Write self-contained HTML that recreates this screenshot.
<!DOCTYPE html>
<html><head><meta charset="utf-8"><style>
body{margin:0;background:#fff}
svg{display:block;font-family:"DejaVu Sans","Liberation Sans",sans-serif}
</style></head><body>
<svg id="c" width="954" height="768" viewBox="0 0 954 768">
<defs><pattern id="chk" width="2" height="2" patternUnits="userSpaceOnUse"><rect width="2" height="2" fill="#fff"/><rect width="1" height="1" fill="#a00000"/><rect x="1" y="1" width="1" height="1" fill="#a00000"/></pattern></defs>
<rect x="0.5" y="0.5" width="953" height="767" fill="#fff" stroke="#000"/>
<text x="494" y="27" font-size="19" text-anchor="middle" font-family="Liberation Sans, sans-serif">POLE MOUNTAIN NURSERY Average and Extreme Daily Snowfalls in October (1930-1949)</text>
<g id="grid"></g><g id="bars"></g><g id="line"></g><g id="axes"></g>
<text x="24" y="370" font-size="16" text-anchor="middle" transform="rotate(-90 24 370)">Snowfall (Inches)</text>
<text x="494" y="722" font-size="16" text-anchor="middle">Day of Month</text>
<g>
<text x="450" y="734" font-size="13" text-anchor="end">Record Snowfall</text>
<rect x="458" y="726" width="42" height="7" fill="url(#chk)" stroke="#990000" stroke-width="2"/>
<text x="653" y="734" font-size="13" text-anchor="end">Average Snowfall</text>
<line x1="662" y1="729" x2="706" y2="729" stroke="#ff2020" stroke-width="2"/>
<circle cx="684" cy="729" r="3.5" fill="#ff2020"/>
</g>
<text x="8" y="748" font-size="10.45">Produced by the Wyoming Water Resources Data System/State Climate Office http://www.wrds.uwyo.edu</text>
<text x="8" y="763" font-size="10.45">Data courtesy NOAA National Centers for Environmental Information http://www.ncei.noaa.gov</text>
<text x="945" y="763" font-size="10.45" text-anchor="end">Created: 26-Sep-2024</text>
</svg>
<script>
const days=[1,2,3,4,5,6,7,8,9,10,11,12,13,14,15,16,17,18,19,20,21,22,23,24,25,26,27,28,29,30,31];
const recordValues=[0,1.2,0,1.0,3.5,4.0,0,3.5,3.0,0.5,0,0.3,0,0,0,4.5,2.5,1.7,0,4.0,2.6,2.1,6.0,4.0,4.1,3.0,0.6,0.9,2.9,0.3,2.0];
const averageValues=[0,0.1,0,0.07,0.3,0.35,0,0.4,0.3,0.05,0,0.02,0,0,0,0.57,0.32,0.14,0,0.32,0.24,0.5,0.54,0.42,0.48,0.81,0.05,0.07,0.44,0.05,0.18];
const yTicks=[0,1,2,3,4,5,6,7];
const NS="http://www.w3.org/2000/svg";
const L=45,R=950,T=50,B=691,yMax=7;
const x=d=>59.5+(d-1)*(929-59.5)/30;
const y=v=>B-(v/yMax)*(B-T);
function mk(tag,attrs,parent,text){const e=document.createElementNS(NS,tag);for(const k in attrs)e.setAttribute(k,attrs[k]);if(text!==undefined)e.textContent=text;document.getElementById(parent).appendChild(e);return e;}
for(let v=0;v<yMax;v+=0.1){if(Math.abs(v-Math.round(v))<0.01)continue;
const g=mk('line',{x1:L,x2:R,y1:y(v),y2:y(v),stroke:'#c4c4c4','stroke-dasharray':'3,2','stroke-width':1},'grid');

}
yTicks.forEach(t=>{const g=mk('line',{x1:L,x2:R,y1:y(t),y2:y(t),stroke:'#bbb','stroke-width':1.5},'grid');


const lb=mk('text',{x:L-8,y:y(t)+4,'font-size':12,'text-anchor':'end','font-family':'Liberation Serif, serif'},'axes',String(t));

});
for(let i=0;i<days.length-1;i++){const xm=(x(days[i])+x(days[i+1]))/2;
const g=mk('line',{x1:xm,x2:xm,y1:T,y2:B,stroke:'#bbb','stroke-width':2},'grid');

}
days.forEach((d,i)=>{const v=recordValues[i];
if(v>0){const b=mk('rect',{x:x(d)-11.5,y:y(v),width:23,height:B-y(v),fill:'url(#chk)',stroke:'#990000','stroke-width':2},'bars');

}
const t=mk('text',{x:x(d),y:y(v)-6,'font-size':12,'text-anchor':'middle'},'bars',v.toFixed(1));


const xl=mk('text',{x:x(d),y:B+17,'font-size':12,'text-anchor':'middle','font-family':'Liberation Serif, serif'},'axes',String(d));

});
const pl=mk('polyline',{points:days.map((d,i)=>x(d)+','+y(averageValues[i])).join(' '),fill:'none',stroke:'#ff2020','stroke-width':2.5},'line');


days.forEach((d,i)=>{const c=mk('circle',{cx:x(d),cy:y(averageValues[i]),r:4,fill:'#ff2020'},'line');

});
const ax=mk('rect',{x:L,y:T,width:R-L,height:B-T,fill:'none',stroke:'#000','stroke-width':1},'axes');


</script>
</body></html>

--

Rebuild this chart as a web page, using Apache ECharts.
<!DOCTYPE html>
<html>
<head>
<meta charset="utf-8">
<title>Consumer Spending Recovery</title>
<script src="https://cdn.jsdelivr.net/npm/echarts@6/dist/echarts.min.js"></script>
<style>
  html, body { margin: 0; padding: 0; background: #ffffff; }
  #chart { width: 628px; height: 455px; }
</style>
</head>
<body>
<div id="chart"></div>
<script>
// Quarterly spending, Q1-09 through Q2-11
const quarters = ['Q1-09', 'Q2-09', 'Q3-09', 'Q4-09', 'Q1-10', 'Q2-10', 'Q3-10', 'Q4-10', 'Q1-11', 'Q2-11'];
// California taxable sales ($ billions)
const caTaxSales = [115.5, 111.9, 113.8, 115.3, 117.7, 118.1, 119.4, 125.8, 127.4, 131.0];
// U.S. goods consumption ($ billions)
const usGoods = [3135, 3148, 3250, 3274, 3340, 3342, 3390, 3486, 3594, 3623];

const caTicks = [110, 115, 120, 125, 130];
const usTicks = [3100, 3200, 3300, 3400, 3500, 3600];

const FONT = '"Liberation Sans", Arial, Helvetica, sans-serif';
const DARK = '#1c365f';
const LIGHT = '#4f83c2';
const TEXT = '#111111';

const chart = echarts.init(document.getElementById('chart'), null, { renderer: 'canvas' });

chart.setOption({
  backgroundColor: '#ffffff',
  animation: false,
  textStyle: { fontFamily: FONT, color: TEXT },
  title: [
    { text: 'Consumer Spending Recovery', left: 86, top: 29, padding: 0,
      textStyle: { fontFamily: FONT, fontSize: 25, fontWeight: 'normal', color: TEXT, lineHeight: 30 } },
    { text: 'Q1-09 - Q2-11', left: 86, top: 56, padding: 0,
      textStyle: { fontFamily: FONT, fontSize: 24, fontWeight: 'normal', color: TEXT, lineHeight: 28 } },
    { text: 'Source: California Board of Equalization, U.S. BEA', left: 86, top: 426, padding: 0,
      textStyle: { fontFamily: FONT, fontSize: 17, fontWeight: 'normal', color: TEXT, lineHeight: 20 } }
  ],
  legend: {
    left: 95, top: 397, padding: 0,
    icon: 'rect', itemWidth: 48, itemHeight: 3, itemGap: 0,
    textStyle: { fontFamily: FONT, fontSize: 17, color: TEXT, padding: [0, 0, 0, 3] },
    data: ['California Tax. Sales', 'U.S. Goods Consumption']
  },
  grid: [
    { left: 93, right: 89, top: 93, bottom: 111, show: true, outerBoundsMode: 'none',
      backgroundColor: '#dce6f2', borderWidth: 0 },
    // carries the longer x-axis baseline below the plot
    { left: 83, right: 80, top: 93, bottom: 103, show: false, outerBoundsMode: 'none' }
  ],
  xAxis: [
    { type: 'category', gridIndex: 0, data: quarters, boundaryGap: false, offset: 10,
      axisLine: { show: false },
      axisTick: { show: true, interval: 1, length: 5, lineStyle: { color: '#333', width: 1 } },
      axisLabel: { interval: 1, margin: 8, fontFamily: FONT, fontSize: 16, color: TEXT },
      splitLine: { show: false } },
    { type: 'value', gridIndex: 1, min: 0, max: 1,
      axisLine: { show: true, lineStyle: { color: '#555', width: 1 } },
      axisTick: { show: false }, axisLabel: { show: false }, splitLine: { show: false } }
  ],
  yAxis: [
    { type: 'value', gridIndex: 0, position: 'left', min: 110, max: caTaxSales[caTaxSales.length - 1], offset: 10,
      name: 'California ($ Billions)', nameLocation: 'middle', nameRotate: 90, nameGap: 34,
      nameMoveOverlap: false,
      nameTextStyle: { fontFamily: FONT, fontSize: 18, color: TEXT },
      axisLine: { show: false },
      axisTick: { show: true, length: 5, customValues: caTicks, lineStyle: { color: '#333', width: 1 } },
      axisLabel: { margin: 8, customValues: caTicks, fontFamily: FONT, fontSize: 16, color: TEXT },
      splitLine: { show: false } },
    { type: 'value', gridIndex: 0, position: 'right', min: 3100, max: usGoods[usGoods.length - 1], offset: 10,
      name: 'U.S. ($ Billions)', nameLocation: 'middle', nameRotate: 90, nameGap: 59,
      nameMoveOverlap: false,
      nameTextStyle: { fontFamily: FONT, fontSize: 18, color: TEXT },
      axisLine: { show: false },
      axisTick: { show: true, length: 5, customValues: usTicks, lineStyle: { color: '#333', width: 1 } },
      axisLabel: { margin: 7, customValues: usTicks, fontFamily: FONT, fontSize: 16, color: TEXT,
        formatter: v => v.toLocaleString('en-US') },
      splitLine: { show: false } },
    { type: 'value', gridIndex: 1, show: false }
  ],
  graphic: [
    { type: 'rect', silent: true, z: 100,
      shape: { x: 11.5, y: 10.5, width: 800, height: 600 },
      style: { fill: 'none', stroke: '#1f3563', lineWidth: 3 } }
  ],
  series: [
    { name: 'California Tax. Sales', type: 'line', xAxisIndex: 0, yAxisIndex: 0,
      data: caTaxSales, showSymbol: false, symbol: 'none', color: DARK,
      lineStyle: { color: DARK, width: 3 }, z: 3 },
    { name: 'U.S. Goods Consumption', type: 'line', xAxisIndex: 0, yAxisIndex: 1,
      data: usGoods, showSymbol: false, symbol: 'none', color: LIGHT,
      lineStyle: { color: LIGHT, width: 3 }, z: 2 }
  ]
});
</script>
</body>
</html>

§ **Task requirements**: Search the data for "this" and list every line in which it occurs.

§ **Correct answer**:
Write self-contained HTML that recreates this screenshot.
Rebuild this chart as a web page, using Apache ECharts.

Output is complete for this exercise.